Lurid and tacky enough to be ripped from real (American) life and packaged and scored right up to the edge of campy soap opera, Todd Hayne’s “May December” has that air of sexual transgression that has characterized his most memorable work.
But unlike “Carol” and “Far from Heaven,” the object in telling this story of an actress researching a couple that coupled when she was 36 and he was 13 is almost mocking — equal parts self-serious and ludicrous.
Recycling the unforgettably over-the-top and melodramatic piano score Michel LeGrand composed for the 1971 classic “The Go-Between” kind of gives away the joke.
Built on another fine, brittle performance by Hayne’s muse, Oscar winner Julianne Moore (“Safe,” Far from Heaven,””Wonderstruck”) and a cleverly imitative and “actressy” turn by Oscar winner Natalie Portman, it’s clever in its creepiness even if never quite escapes “soap opera,” to me at least.
And the “camp” only rears itself just often enough to remind us it’s there, adding to the emotional remove of it all.
Moore’s Gracie is a busy bee when we meet her, baking and prepping food to cook at an extended family and friends cookout. We’re bowled-over by the whirl of activity, the children praised, questioned and corrected, the meats handed over to the young grillmaster, Joe (Charles Melton of TV’s “Riverdale”).
Nothing weird here, right?
But Gracie’s conversations, to friends in person and on the phone, give away what’s coming and what happened long ago, at least some of it.
“I told you what happened when I met ‘Judge Judy,'” she burbles. And as this rambling, bayside house is on a coastal George island, we know that “meeting” wasn’t at Ralph’s supermarket.
Elizabeth Berry, a TV star (Portman) is coming, and everybody’s all atwitter. Elizabeth is finishing off a little homework before showing up to chat up, shadow and observe this most unconventional family. And “homework” entails tabloid clippings, book covers, accounts of “giving birth in jail” and everything these two endured — statutory rape charges among them — because then-married Gracie fell for seventh grade hunk Joe when she was 36.
Before playing her in a TV movie, Elizabeth wants to meet them, spend time with their family, question and study them and maybe find “something true” to say about their notorious coupling.
She will gain Gracie’s confidence, even let her apply her makeup the way Gracie wears hers — pale and dewy. She will talk with Joe, who grew up to be an X-ray technician with a passion for breeding Monarch butterflies (Caterpillar/Chrysalis METAPHOR alert!). She chats with everyone from Gracie’s ex (D.W. Moffett) to her maladjusted son who was in the same class with Joe, her lawyer and others who she hopes will inform this search for “something true.”
Perhaps our eager actress is surprised by how these nationally reviled figures — who still get boxes of feces in the mail — are regarded by the locals.
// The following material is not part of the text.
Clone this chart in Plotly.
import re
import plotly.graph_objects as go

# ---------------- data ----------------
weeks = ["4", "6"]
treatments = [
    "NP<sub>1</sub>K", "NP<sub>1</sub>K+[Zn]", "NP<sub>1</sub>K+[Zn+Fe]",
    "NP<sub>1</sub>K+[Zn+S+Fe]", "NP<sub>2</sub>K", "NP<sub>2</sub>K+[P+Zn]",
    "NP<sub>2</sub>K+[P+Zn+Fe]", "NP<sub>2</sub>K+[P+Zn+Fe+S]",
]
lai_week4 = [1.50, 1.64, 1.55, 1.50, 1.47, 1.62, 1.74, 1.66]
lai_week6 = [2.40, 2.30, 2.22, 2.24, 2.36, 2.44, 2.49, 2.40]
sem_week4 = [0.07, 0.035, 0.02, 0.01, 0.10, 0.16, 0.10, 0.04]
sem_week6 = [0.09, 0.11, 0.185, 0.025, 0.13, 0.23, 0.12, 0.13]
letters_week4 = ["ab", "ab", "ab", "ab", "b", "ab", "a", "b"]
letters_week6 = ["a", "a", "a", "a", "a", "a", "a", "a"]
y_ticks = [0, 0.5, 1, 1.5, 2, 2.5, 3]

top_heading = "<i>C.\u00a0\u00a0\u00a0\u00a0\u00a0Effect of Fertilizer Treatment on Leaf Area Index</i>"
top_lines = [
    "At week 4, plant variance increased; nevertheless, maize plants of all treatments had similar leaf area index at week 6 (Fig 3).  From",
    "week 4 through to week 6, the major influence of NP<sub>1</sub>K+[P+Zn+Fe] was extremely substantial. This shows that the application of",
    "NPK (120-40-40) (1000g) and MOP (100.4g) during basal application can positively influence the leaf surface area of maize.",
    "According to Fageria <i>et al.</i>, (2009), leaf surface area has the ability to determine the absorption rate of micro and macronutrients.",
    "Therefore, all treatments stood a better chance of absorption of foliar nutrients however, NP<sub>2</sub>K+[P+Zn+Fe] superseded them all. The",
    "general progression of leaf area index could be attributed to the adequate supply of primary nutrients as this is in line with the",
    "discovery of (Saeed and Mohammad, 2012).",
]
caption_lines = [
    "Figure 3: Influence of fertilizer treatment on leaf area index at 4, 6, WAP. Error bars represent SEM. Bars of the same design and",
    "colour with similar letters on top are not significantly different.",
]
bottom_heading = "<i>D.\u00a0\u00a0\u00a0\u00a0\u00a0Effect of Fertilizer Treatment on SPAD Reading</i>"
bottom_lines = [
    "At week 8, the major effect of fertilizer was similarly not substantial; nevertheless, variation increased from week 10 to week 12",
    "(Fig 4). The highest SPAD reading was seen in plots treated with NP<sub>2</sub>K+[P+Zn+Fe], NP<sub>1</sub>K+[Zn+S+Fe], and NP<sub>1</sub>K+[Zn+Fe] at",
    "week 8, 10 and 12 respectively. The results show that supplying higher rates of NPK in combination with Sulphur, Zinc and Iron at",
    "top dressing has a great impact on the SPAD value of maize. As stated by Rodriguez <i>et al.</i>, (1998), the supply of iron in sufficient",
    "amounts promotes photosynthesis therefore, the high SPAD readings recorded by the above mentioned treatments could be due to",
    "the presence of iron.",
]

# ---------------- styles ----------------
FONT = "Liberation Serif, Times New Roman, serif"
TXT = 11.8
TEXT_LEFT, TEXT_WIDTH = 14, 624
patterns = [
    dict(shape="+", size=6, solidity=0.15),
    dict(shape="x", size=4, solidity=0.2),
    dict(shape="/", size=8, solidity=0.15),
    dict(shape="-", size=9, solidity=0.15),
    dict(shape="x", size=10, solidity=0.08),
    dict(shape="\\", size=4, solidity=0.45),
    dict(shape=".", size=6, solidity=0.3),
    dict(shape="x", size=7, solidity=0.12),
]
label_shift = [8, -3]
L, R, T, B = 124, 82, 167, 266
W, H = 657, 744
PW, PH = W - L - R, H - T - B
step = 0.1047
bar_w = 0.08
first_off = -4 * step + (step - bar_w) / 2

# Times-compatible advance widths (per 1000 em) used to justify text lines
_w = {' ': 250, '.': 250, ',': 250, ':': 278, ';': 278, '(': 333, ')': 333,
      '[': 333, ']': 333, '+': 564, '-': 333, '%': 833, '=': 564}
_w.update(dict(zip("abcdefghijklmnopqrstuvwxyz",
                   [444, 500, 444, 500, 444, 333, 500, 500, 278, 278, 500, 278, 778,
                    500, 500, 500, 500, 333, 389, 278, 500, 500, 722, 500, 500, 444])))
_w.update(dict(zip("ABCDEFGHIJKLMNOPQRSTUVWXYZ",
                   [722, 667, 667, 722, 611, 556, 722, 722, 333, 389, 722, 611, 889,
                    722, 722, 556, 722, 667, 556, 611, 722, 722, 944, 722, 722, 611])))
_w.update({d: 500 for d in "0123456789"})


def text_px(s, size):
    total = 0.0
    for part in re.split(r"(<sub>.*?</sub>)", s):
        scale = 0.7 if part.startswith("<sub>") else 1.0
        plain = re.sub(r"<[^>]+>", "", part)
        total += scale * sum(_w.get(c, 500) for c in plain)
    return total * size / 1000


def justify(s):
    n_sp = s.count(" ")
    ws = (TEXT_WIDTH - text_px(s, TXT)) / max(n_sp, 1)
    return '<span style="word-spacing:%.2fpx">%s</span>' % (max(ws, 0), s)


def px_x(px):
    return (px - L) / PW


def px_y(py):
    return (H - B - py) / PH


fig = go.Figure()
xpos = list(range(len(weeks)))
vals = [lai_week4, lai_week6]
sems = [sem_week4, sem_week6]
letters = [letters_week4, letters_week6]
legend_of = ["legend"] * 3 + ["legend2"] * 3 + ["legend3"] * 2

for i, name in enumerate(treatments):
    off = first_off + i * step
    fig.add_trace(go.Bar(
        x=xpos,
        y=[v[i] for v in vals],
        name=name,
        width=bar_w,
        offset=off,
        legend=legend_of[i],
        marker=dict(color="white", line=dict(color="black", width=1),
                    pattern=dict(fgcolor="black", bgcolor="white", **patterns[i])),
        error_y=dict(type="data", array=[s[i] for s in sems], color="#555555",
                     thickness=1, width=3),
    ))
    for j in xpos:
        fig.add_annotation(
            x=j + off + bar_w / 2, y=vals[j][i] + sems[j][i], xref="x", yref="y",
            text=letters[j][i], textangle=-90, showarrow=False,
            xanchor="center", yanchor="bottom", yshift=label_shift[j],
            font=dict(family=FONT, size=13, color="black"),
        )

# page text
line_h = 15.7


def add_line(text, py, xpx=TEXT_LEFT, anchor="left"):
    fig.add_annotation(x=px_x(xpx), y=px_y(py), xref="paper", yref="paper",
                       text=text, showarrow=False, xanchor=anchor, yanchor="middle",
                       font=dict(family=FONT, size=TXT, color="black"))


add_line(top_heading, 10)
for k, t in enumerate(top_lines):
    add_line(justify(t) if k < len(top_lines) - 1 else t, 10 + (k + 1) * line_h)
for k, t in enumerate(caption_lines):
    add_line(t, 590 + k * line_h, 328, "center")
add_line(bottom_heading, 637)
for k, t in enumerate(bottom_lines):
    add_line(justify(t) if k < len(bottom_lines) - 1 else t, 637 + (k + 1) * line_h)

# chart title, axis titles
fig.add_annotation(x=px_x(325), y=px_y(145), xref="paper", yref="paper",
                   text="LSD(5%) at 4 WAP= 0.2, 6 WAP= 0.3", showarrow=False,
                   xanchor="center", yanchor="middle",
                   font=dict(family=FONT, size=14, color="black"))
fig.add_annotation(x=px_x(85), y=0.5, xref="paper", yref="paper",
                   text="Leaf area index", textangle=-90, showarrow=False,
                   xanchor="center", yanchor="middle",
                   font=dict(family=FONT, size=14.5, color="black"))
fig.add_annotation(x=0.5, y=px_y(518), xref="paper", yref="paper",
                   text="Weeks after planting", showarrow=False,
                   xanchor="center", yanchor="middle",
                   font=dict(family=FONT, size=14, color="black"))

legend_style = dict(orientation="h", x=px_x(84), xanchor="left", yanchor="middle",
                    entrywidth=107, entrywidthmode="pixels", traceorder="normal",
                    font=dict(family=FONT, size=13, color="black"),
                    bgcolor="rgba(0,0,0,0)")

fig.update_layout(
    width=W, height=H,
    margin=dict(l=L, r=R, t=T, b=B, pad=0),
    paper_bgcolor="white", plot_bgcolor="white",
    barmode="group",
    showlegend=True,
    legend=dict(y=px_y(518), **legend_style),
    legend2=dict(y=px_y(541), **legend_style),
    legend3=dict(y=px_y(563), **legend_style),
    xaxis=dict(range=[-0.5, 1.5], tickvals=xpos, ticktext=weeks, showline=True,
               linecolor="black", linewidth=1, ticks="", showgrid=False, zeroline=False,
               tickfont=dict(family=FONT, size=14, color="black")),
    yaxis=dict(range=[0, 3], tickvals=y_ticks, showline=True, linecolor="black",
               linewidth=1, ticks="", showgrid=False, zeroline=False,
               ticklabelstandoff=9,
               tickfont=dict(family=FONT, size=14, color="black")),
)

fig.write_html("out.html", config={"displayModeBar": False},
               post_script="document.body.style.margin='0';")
“They’re a very beloved part of the community,” one friend allows. Gracie “always knows what she wants.” And she’s “unapologetic” about going out to get it, especially about her love of 23 years, Joe.
If there’s political commentary in the movie, it’s in that relaxed attitude in a South not far removed from child marriages and broader acceptance of age-inappropriate affairs in a pre-repeal of “Roe v. Wade” 2015.
Portman’s Elizabeth is meant to be our tour guide into this world, into these lives. But she’s hardly an invisible observer. Kids and adults get a little starstruck, and maybe some of them tell her things they wouldn’t ordinarily reveal. She agrees to go to theater class with their teenage daughter, Mary (Elizabeth Yu) where the kids ask about movie sex scenes and playing unsavory characters…like Mary’s Mom and Dad.
As we take in Mama Gracie in her element we can wonder if this fragile control freak is allowing anything said that she hasn’t approved, any interview arranged she hasn’t decided to allow.
The “disgraced seductress” intrigues Elizabeth, but as she sweet talks her way into the “stock room” in back of the pet store where Gracie and Joe consummated their illegal affair just so she can act out how she wants to play the scene, heavy breathing and all, we see her obsession grow and transgressive, “left coast” show business tolerance give way to something more “in character.”
Does Elizabeth want herself “some of that?”
Not every Haynes film (the pollution-fighting drama “Dark Waters” was his last feature) has the sort of theatrical emotions that his films exploring sexuality and relationships and cultural mores do. This seems chillier than most. The stars have an unapproachability in their characters and performances that makes the whole enterprise play like a game in which we aren’t given all the rules.
But Moore, Portman and a believably still-naive Melton make “May December” worth your while, players reaching for “something true” in a story so arch and tabloidy that while it might not only happen in America and only be scandalized in the American South, it never lets us get that “It’s all a joke” out of our minds.
Rating: R for some sexual content, graphic nudity, drug use and language
Cast: Natalie Portman, Julianne Moore, Charles Melton, Elizabeth Yu and D.W. Moffett.
Credits: Directed by Todd Haynes, scripted by Samy Burch. A Netflix release.